Oy Pohjolan Liikenne Ab (Northern Transport in English) is a bus operator subsidiary of the Finnish national railway operator VR Group. In 2018, the company operated a fleet of 535 buses at 9 locations in Finland and employed about a thousand people.

== History ==
Between the Winter War and the Continuation War, the Finnish government saw access to Liinahamari harbour as a priority as the German forces controlled the Baltic Sea and Norway. As the railway only extended as far as , the Ministry of Transport and Public Works decided to incorporate Pohjolan Liikenne to handle transporting goods on the 531 km Arctic Ocean Highway from Rovaniemi to the harbour. In March 1941, the company employed about 3,000 people and had 1,500 trucks.

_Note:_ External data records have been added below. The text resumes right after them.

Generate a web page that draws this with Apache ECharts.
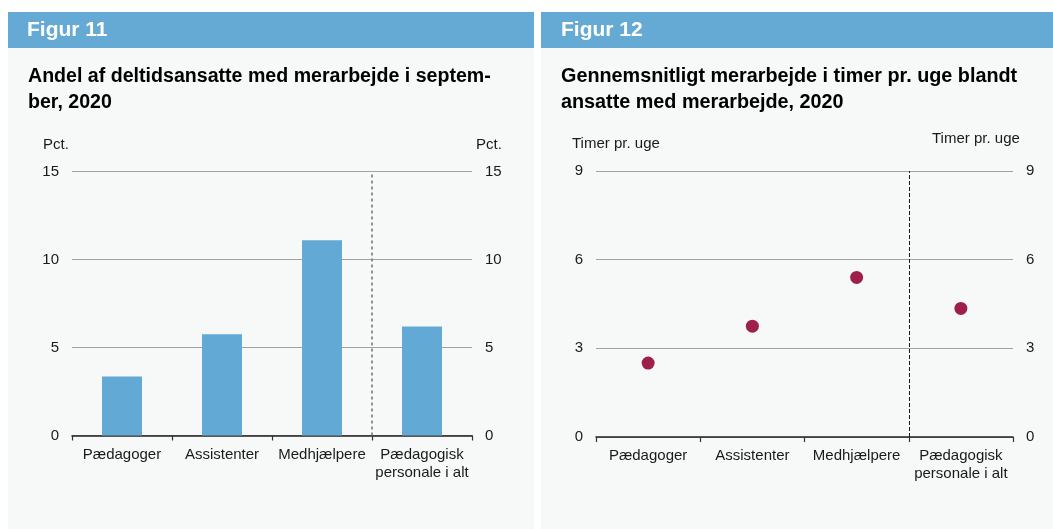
<!DOCTYPE html>
<html>
<head>
<meta charset="utf-8">
<script src="https://cdn.jsdelivr.net/npm/echarts@6/dist/echarts.min.js"></script>
<style>
  html, body { margin: 0; padding: 0; background: #ffffff; }
  #chart { width: 1053px; height: 529px; }
</style>
</head>
<body>
<div id="chart"></div>
<script>
// data
const categories = ['Pædagoger', 'Assistenter', 'Medhjælpere', 'Pædagogisk\npersonale i alt']
const shareValues = [3.35, 5.75, 11.1, 6.2]   // Figur 11, pct.
const hoursValues = [2.5, 3.75, 5.4, 4.35]    // Figur 12, timer pr. uge
const shareAxis = [0, 15, 5]   // min, max, interval
const hoursAxis = [0, 9, 3]
const separatorAt = 3          // dashed line before "i alt" (boundary index)

const FONT = "'Liberation Sans', Arial, Helvetica, sans-serif"
const headBlue = '#64aad5'
const panelBg = '#f7f8f8'

function yAxisPair(gridIndex, range) {
  const base = {
    type: 'value', gridIndex: gridIndex,
    min: range[0], max: range[1], interval: range[2],
    axisLine: { show: false }, axisTick: { show: false },
    axisLabel: { color: '#1a1a1a', fontSize: 15, fontFamily: FONT, margin: 13 }
  }
  return [
    Object.assign({}, base, { position: 'left', splitLine: { lineStyle: { color: '#a3a3a3', width: 1 } } }),
    Object.assign({}, base, { position: 'right', splitLine: { show: false } })
  ]
}

function catAxis(gridIndex) {
  return {
    type: 'category', gridIndex: gridIndex, data: categories,
    axisLine: { lineStyle: { color: '#222', width: 1.5 } },
    axisTick: { show: true, inside: false, length: 5, alignWithLabel: false, lineStyle: { color: '#333', width: 1.2 } },
    axisLabel: { interval: 0, color: '#1a1a1a', fontSize: 15, fontFamily: FONT, margin: 10, lineHeight: 18 },
    splitLine: { show: false }
  }
}

// hidden value axis on the same grid, 0..n, so category boundaries fall on integers
function boundaryAxis(gridIndex) {
  return { type: 'value', gridIndex: gridIndex, min: 0, max: categories.length, show: false, splitLine: { show: false } }
}

function separator(xIdx, yIdx, color, width, dash) {
  return {
    name: 'sep', type: 'line', xAxisIndex: xIdx, yAxisIndex: yIdx, data: [],
    markLine: {
      silent: true, symbol: 'none', label: { show: false },
      lineStyle: { color: color, width: width, type: dash },
      data: [{ xAxis: separatorAt }]
    }
  }
}

function txt(x, y, s, opts) {
  return {
    type: 'text', x: x, y: y, silent: true,
    style: Object.assign({ text: s, fontFamily: FONT, fill: '#1a1a1a', fontSize: 15, verticalAlign: 'middle' }, opts || {})
  }
}

const myChart = echarts.init(document.getElementById('chart'), null, { renderer: 'canvas' })

const option = {
  animation: false,
  backgroundColor: '#ffffff',
  graphic: [
    { type: 'rect', z: -10, shape: { x: 8, y: 12, width: 526, height: 36 }, style: { fill: headBlue } },
    { type: 'rect', z: -10, shape: { x: 8, y: 48, width: 526, height: 481 }, style: { fill: panelBg } },
    { type: 'rect', z: -10, shape: { x: 541, y: 12, width: 512, height: 36 }, style: { fill: headBlue } },
    { type: 'rect', z: -10, shape: { x: 541, y: 48, width: 512, height: 481 }, style: { fill: panelBg } },
    txt(27, 30, 'Figur 11', { fill: '#ffffff', fontSize: 21, fontWeight: 'bold' }),
    txt(561, 30, 'Figur 12', { fill: '#ffffff', fontSize: 21, fontWeight: 'bold' }),
    txt(28, 90, 'Andel af deltidsansatte med merarbejde i septem-\nber, 2020',
      { fill: '#000', fontSize: 19.6, fontWeight: 'bold', lineHeight: 26 }),
    txt(561, 90, 'Gennemsnitligt merarbejde i timer pr. uge blandt\nansatte med merarbejde, 2020',
      { fill: '#000', fontSize: 19.8, fontWeight: 'bold', lineHeight: 26 }),
    txt(43, 145, 'Pct.'),
    txt(476, 145, 'Pct.'),
    txt(572, 144, 'Timer pr. uge'),
    txt(932, 139, 'Timer pr. uge')
  ],
  grid: [
    { left: 72, top: 171.5, width: 400, height: 264 },
    { left: 596, top: 171, width: 417, height: 266 }
  ],
  xAxis: [
    catAxis(0),
    catAxis(1),
    boundaryAxis(0),
    boundaryAxis(1)
  ],
  yAxis: yAxisPair(0, shareAxis).concat(yAxisPair(1, hoursAxis)),
  series: [
    {
      name: 'Andel', type: 'bar', xAxisIndex: 0, yAxisIndex: 0,
      data: shareValues, barWidth: 40,
      itemStyle: { color: '#63a9d5' }
    },
    {
      name: 'Timer', type: 'scatter', xAxisIndex: 1, yAxisIndex: 2,
      data: hoursValues, symbolSize: 13,
      itemStyle: { color: '#9e1f4a', opacity: 1 }
    },
    separator(2, 0, '#707070', 1.5, [3, 3]),
    separator(3, 2, '#1a1a1a', 1, [4, 2])
  ]
}
myChart.setOption(option)
</script>
</body>
</html>
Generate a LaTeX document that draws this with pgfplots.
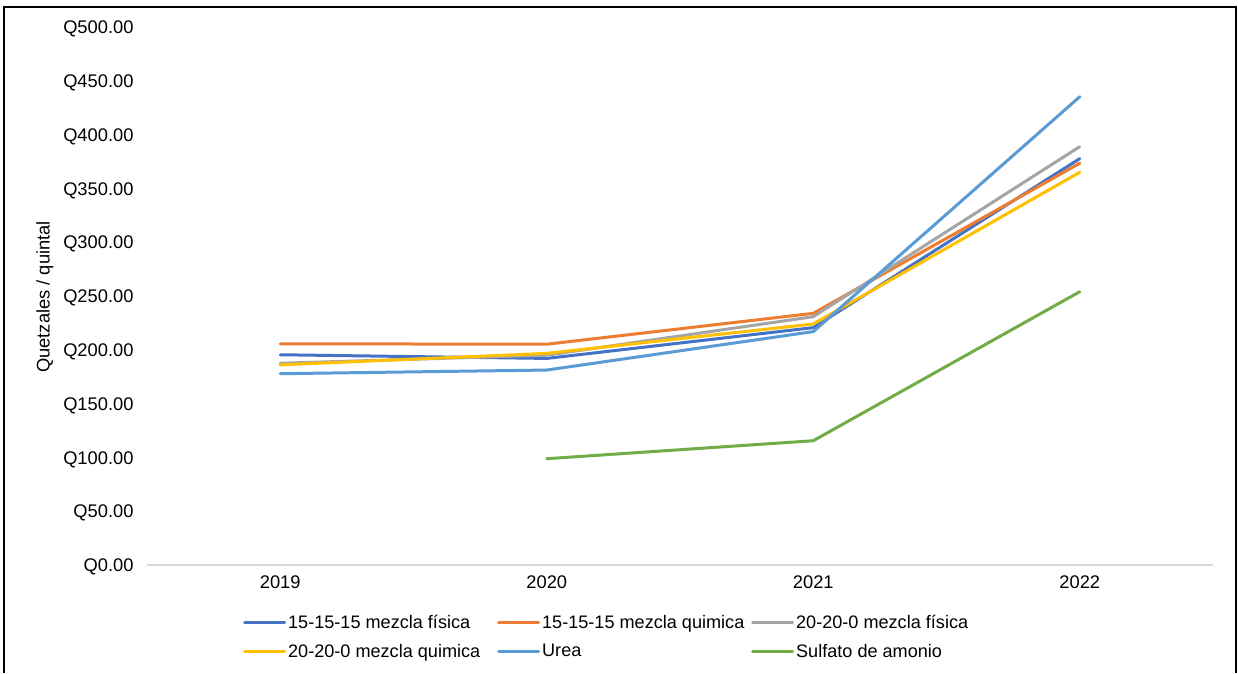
\documentclass[border=0pt]{standalone}
\usepackage{pgfplots}
\pgfplotsset{compat=1.18}
\usepackage{fontspec}
\setmainfont{Liberation Sans}

\definecolor{cBlue}{HTML}{4472C4}
\definecolor{cOrange}{HTML}{ED7D31}
\definecolor{cGray}{HTML}{A5A5A5}
\definecolor{cYellow}{HTML}{FFC000}
\definecolor{cUrea}{HTML}{5B9BD5}
\definecolor{cGreen}{HTML}{70AD47}

\newcommand{\lbl}[1]{\makebox[207pt][l]{#1}}

\begin{document}
\begin{tikzpicture}
  \useasboundingbox (0,0) rectangle (1238pt,-673pt);
  \fill[white] (0,0) rectangle (1238pt,-673pt);
  \draw[line width=2pt] (4pt,-673pt) -- (4pt,-7pt) -- (1236pt,-7pt) -- (1236pt,-673pt);
  \begin{axis}[
    at={(147pt,-565pt)}, anchor=south west,
    scale only axis, width=1066pt, height=538pt,
    xmin=2018.5, xmax=2022.5, ymin=0, ymax=500,
    axis x line=bottom, axis y line=left,
    x axis line style={draw=black!15, line width=1.2pt, -},
    y axis line style={draw=none},
    xtick={2019,2020,2021,2022}, major tick length=0pt,
    ytick={0,50,...,500},
    /pgf/number format/assume math mode=true,
    x tick label style={/pgf/number format/1000 sep={}, font=\fontsize{18.3}{21}\selectfont, yshift=-7pt},
    yticklabel={Q\pgfmathprintnumber[fixed,fixed zerofill,precision=2]{\tick}},
    y tick label style={font=\fontsize{18.3}{21}\selectfont, xshift=-10pt, yshift=-2pt},
    every axis plot/.append style={line width=3pt, line join=round, line cap=round},
    legend columns=3,
    legend cell align=left,
    legend image code/.code={\draw[#1] (0pt,0pt) -- (40pt,0pt);},
    legend style={at={(rel axis cs:0.0872,-0.0855)}, anchor=north west, draw=none, fill=none,
      font=\fontsize{18.1}{21}\selectfont, row sep=10pt, column sep=0pt,
      nodes={inner sep=2pt}},
  ]
    \addplot[cBlue] coordinates {(2019,195.4) (2020,192.0) (2021,220.6) (2022,377.7)};
    \addlegendentry{\lbl{15-15-15 mezcla física}}
    \addplot[cOrange] coordinates {(2019,205.6) (2020,205.2) (2021,233.9) (2022,373.4)};
    \addlegendentry{\lbl{15-15-15 mezcla quimica}}
    \addplot[cGray] coordinates {(2019,187.5) (2020,195.0) (2021,230.8) (2022,388.8)};
    \addlegendentry{\lbl{20-20-0 mezcla física}}
    \addplot[cYellow] coordinates {(2019,186.0) (2020,196.7) (2021,224.0) (2022,365.0)};
    \addlegendentry{\lbl{20-20-0 mezcla quimica}}
    \addplot[cUrea] coordinates {(2019,177.8) (2020,181.2) (2021,216.9) (2022,435.2)};
    \addlegendentry{\lbl{Urea}}
    \addplot[cGreen] coordinates {(2020,98.8) (2021,115.5) (2022,254.0)};
    \addlegendentry{\lbl{Sulfato de amonio}}
  \end{axis}
  \node[rotate=90, font=\fontsize{18.3}{21}\selectfont] at (45pt,-297pt) {Quetzales / quintal};
\end{tikzpicture}
\end{document}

After the wars, the Finnish State Railways were looking to expand into the road transport industry to complement its rail services, and so in 1949 the Government of Finland decided to transfer ownership of Pohjolan Liikenne stock held by the Ministry of Transport and Public Works to State Railways ownership. After an increase of the company's share capital, stock purchases from private owners, and transfers from the Trade and Industry fund, the State Railways owned 95% of Pohjolan Liikenne stock in 1959. The company began operating buses in 1949.

In 2010, as a part of a wider restructuring of the VR Group, the freight division of Pohjolan Liikenne was merged with VR's rail freight division into a newly formed VR Transpoint. In 2023, VR sold its road freight transport division to German investment firm Mutares.

In 2018, the company terminated its express coach routes.